>> START SOURCE MATERIAL

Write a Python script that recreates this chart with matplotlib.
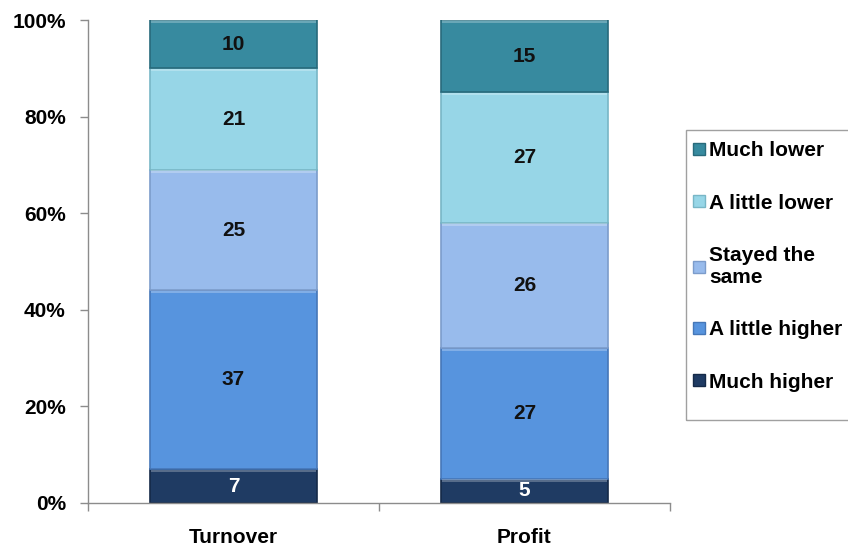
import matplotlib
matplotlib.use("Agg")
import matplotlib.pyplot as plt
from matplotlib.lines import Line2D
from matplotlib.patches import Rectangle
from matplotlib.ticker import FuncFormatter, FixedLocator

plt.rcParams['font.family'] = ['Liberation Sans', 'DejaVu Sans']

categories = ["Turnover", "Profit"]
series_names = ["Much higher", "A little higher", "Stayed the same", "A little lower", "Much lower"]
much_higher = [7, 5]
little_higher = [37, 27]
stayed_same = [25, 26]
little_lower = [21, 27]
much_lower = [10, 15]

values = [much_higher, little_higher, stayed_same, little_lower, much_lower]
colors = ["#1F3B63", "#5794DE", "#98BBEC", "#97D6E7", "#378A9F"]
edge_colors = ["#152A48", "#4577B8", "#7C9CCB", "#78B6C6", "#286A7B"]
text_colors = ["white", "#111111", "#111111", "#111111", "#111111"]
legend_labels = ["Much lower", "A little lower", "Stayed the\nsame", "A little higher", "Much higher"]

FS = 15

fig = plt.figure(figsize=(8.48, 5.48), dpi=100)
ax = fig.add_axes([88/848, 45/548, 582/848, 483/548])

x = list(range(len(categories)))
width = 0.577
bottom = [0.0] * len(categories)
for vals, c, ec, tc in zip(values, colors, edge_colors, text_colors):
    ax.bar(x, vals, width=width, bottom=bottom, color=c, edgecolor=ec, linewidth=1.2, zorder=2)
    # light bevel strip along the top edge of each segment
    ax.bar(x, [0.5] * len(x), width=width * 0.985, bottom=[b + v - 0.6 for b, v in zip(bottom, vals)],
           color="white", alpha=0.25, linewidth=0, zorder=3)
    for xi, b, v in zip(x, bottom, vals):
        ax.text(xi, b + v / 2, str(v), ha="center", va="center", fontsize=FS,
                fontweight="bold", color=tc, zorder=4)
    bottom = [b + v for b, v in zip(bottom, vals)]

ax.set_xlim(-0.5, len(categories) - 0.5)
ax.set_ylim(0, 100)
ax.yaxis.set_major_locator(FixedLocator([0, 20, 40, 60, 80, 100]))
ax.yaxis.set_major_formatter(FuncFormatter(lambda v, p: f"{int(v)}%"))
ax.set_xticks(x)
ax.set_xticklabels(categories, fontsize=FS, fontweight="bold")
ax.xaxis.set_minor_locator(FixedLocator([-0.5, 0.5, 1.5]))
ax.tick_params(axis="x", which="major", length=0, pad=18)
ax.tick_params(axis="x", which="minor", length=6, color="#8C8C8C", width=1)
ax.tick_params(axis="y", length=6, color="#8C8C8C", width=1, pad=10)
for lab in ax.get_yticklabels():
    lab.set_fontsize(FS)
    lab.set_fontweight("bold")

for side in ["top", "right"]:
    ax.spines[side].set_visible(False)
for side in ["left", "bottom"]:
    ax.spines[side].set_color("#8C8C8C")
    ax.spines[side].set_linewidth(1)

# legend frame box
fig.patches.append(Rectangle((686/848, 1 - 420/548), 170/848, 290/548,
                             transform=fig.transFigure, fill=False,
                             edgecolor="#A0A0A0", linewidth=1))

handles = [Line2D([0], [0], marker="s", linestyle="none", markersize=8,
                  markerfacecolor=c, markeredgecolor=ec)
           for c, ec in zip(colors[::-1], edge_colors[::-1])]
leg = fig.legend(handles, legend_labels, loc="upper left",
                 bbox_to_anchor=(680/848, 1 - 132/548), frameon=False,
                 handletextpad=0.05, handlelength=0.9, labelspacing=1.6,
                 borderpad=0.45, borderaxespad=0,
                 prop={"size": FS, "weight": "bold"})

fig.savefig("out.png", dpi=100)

>> END SOURCE MATERIAL

**EXERCISE GOAL**
Copy the material exactly. Do not include the pictures.

**WRITTEN SOLUTION**
Write a Python script that recreates this chart with matplotlib.
import matplotlib
matplotlib.use("Agg")
import matplotlib.pyplot as plt
from matplotlib.lines import Line2D
from matplotlib.patches import Rectangle
from matplotlib.ticker import FuncFormatter, FixedLocator

plt.rcParams['font.family'] = ['Liberation Sans', 'DejaVu Sans']

categories = ["Turnover", "Profit"]
series_names = ["Much higher", "A little higher", "Stayed the same", "A little lower", "Much lower"]
much_higher = [7, 5]
little_higher = [37, 27]
stayed_same = [25, 26]
little_lower = [21, 27]
much_lower = [10, 15]

values = [much_higher, little_higher, stayed_same, little_lower, much_lower]
colors = ["#1F3B63", "#5794DE", "#98BBEC", "#97D6E7", "#378A9F"]
edge_colors = ["#152A48", "#4577B8", "#7C9CCB", "#78B6C6", "#286A7B"]
text_colors = ["white", "#111111", "#111111", "#111111", "#111111"]
legend_labels = ["Much lower", "A little lower", "Stayed the\nsame", "A little higher", "Much higher"]

FS = 15

fig = plt.figure(figsize=(8.48, 5.48), dpi=100)
ax = fig.add_axes([88/848, 45/548, 582/848, 483/548])

x = list(range(len(categories)))
width = 0.577
bottom = [0.0] * len(categories)
for vals, c, ec, tc in zip(values, colors, edge_colors, text_colors):
    ax.bar(x, vals, width=width, bottom=bottom, color=c, edgecolor=ec, linewidth=1.2, zorder=2)
    # light bevel strip along the top edge of each segment
    ax.bar(x, [0.5] * len(x), width=width * 0.985, bottom=[b + v - 0.6 for b, v in zip(bottom, vals)],
           color="white", alpha=0.25, linewidth=0, zorder=3)
    for xi, b, v in zip(x, bottom, vals):
        ax.text(xi, b + v / 2, str(v), ha="center", va="center", fontsize=FS,
                fontweight="bold", color=tc, zorder=4)
    bottom = [b + v for b, v in zip(bottom, vals)]

ax.set_xlim(-0.5, len(categories) - 0.5)
ax.set_ylim(0, 100)
ax.yaxis.set_major_locator(FixedLocator([0, 20, 40, 60, 80, 100]))
ax.yaxis.set_major_formatter(FuncFormatter(lambda v, p: f"{int(v)}%"))
ax.set_xticks(x)
ax.set_xticklabels(categories, fontsize=FS, fontweight="bold")
ax.xaxis.set_minor_locator(FixedLocator([-0.5, 0.5, 1.5]))
ax.tick_params(axis="x", which="major", length=0, pad=18)
ax.tick_params(axis="x", which="minor", length=6, color="#8C8C8C", width=1)
ax.tick_params(axis="y", length=6, color="#8C8C8C", width=1, pad=10)
for lab in ax.get_yticklabels():
    lab.set_fontsize(FS)
    lab.set_fontweight("bold")

for side in ["top", "right"]:
    ax.spines[side].set_visible(False)
for side in ["left", "bottom"]:
    ax.spines[side].set_color("#8C8C8C")
    ax.spines[side].set_linewidth(1)

# legend frame box
fig.patches.append(Rectangle((686/848, 1 - 420/548), 170/848, 290/548,
                             transform=fig.transFigure, fill=False,
                             edgecolor="#A0A0A0", linewidth=1))

handles = [Line2D([0], [0], marker="s", linestyle="none", markersize=8,
                  markerfacecolor=c, markeredgecolor=ec)
           for c, ec in zip(colors[::-1], edge_colors[::-1])]
leg = fig.legend(handles, legend_labels, loc="upper left",
                 bbox_to_anchor=(680/848, 1 - 132/548), frameon=False,
                 handletextpad=0.05, handlelength=0.9, labelspacing=1.6,
                 borderpad=0.45, borderaxespad=0,
                 prop={"size": FS, "weight": "bold"})

fig.savefig("out.png", dpi=100)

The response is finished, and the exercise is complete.